Aim: Pick out every line with the word "React" and copy it.

— BEGIN Supplied material —

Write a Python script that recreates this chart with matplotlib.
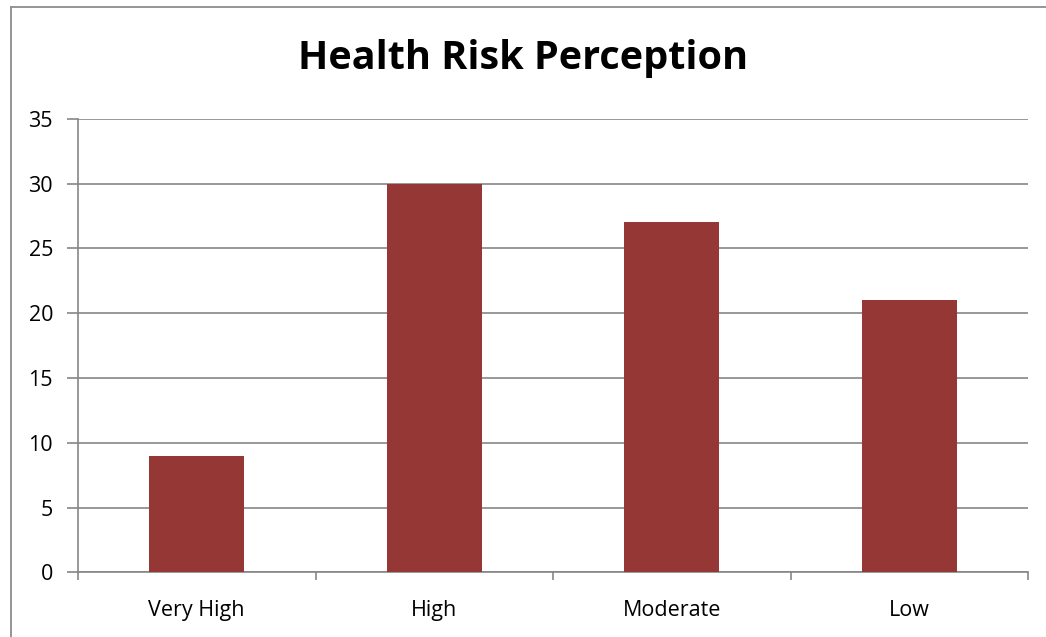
import matplotlib
matplotlib.use("Agg")
import matplotlib.pyplot as plt
from matplotlib.lines import Line2D

categories = ["Very High", "High", "Moderate", "Low"]
values = [9, 30, 27, 21]
yticks = [0, 5, 10, 15, 20, 25, 30, 35]
title = "Health Risk Perception"

W, H = 1046, 637
fig = plt.figure(figsize=(W / 100, H / 100), dpi=100)
fig.patch.set_facecolor("white")
plt.rcParams["font.family"] = ["Open Sans", "DejaVu Sans"]

# outer chart border (left and top visible)
bx, by = 10.5 / W, 1 - 6.5 / H
fig.add_artist(Line2D([bx, bx], [0, by], transform=fig.transFigure,
                      color="#8c8c8c", linewidth=1.3))
fig.add_artist(Line2D([bx, 1], [by, by], transform=fig.transFigure,
                      color="#8c8c8c", linewidth=1.3))

left, right = 78 / W, 1028 / W
bottom, top = (H - 572.3) / H, (H - 118.7) / H
ax = fig.add_axes([left, bottom, right - left, top - bottom])

x = list(range(len(categories)))
ax.bar(x, values, width=0.4, color="#953735", zorder=3)
ax.set_xlim(-0.5, len(categories) - 0.5)
ax.set_ylim(0, 35)
ax.set_yticks(yticks)
ax.set_yticklabels([str(v) for v in yticks], fontsize=15.5)
ax.yaxis.grid(True, color="#868686", linewidth=1.2, zorder=0)
ax.tick_params(axis="y", length=8, width=1.2, color="#868686", pad=10)

ax.set_xticks([i + 0.5 for i in range(-1, len(categories))])
ax.set_xticklabels([])
ax.tick_params(axis="x", length=6, width=1.2, color="#868686")
ax.set_xticks(x, minor=True)
ax.set_xticklabels(categories, minor=True, fontsize=15.5)
ax.tick_params(axis="x", which="minor", length=0, pad=20)

for s in ["top", "right"]:
    ax.spines[s].set_visible(False)
for s in ["left", "bottom"]:
    ax.spines[s].set_color("#868686")
    ax.spines[s].set_linewidth(1.2)

fig.text(0.5, (H - 58) / H, title, ha="center", va="center",
         fontsize=28.5, fontweight="bold")

fig.savefig("out.png", dpi=100, facecolor="white")
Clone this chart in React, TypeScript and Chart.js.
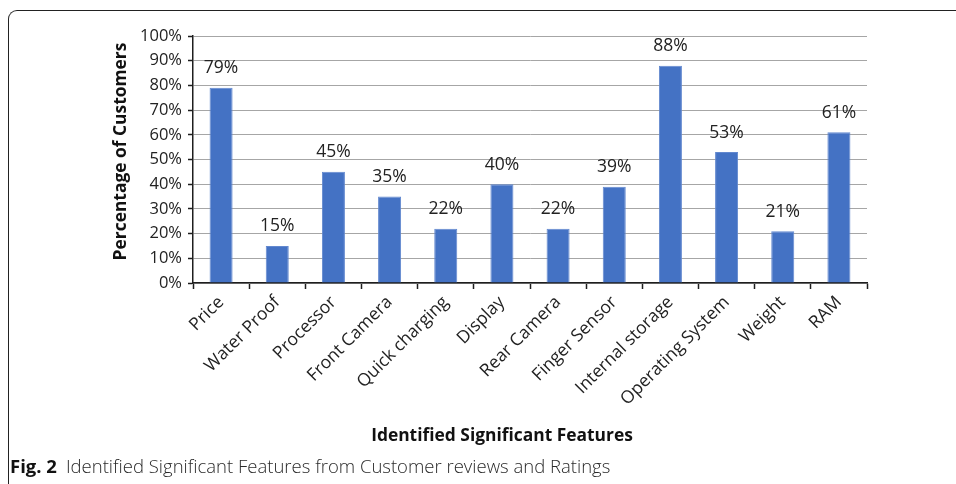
import React, { useEffect, useRef } from "react";
import { Chart, registerables } from "chart.js";

Chart.register(...registerables);

const features = [
  "Price",
  "Water Proof",
  "Processor",
  "Front Camera",
  "Quick charging",
  "Display",
  "Rear Camera",
  "Finger Sensor",
  "Internal storage",
  "Operating System",
  "Weight",
  "RAM",
];
const percentages = [79, 15, 45, 35, 22, 40, 22, 39, 88, 53, 21, 61];
const yTickStep = 10;
const yMax = 100;

const xTitle = "Identified Significant Features";
const yTitle = "Percentage of Customers";

const FONT = "'Open Sans', 'DejaVu Sans', sans-serif";
const TEXT = "#222222";

// Writes the percentage above each bar.
const valueLabels = {
  id: "valueLabels",
  afterDatasetsDraw(chart: any) {
    const { ctx } = chart;
    const meta = chart.getDatasetMeta(0);
    ctx.save();
    ctx.font = `17.5px ${FONT}`;
    ctx.fillStyle = TEXT;
    ctx.textAlign = "center";
    ctx.textBaseline = "middle";
    meta.data.forEach((bar: any, i: number) => {
      ctx.fillText(`${percentages[i]}%`, bar.x, bar.y - 19.5);
    });
    ctx.restore();
  },
};

// Axis titles, placed relative to the plot area.
const axisTitles = {
  id: "axisTitles",
  afterDraw(chart: any) {
    const { ctx, chartArea } = chart;
    ctx.save();
    ctx.font = `bold 17.4px ${FONT}`;
    ctx.fillStyle = "#111111";
    ctx.textAlign = "center";
    ctx.textBaseline = "middle";
    const cx = (chartArea.left + chartArea.right) / 2;
    const cy = (chartArea.top + chartArea.bottom) / 2;
    ctx.fillText(xTitle, cx - 28, chartArea.bottom + 153);
    ctx.translate(chartArea.left - 71.5, cy - 8);
    ctx.rotate(-Math.PI / 2);
    ctx.fillText(yTitle, 0, 0);
    ctx.restore();
  },
};

export default function App() {
  const canvasRef = useRef<HTMLCanvasElement | null>(null);

  useEffect(() => {
    const canvas = canvasRef.current;
    if (!canvas) return;
    const chart = new Chart(canvas, {
      type: "bar",
      data: {
        labels: features,
        datasets: [
          {
            data: percentages,
            backgroundColor: "#4472C4",
            borderColor: "#6288cf",
            borderWidth: { left: 1, right: 1, top: 1, bottom: 0 },
            categoryPercentage: 1,
            barPercentage: 0.41,
          },
        ],
      },
      options: {
        animation: false,
        responsive: false,
        maintainAspectRatio: false,
        layout: { padding: { top: 28, right: 81, left: 0, bottom: 0 } },
        plugins: {
          legend: { display: false },
          tooltip: { enabled: false },
          title: { display: false },
        },
        scales: {
          x: {
            offset: true,
            afterFit(scale: any) {
              scale.height = 165;
            },
            border: { color: "#1e1e1e", width: 1.5 },
            grid: {
              offset: true,
              drawOnChartArea: false,
              drawTicks: true,
              tickLength: 6,
              tickColor: "#1e1e1e",
              tickWidth: 1.5,
            },
            ticks: {
              autoSkip: false,
              maxRotation: 45,
              minRotation: 45,
              padding: 3,
              color: TEXT,
              font: { family: FONT, size: 17.5 },
            },
          },
          y: {
            min: 0,
            max: yMax,
            afterFit(scale: any) {
              scale.width = 185;
            },
            border: { color: "#1e1e1e", width: 1.5 },
            grid: {
              color: "#a6a6a6",
              lineWidth: 1,
              drawTicks: true,
              tickLength: 5,
              tickColor: "#1e1e1e",
              tickWidth: 1.5,
            },
            ticks: {
              stepSize: yTickStep,
              padding: 6,
              color: TEXT,
              font: { family: FONT, size: 16.5 },
              callback: (v: any) => `${v}%`,
            },
          },
        },
      },
      plugins: [valueLabels, axisTitles],
    });
    return () => chart.destroy();
  }, []);

  return (
    <div style={{ position: "relative", width: 940, height: 476 }}>
      <div
        style={{
          position: "fixed",
          left: 8,
          top: 10,
          width: 980,
          height: 500,
          borderTop: "1.5px solid #222",
          borderLeft: "1.5px solid #222",
          borderTopLeftRadius: 9,
          boxSizing: "border-box",
          pointerEvents: "none",
        }}
      />
      <canvas
        ref={canvasRef}
        width={940}
        height={440}
        style={{ position: "absolute", left: 0, top: 0, width: 940, height: 440 }}
      />
      <div
        style={{
          position: "absolute",
          left: 2,
          top: 446,
          height: 24,
          lineHeight: "24px",
          fontFamily: FONT,
          fontSize: 18.5,
          color: "#2a2a2a",
          whiteSpace: "nowrap",
        }}
      >
        <span style={{ fontWeight: 700, color: "#111" }}>Fig. 2</span>
        <span style={{ fontWeight: 300, marginLeft: 9 }}>
          Identified Significant Features from Customer reviews and Ratings
        </span>
      </div>
    </div>
  );
}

— END Supplied material —

The reply:
Clone this chart in React, TypeScript and Chart.js.
import React, { useEffect, useRef } from "react";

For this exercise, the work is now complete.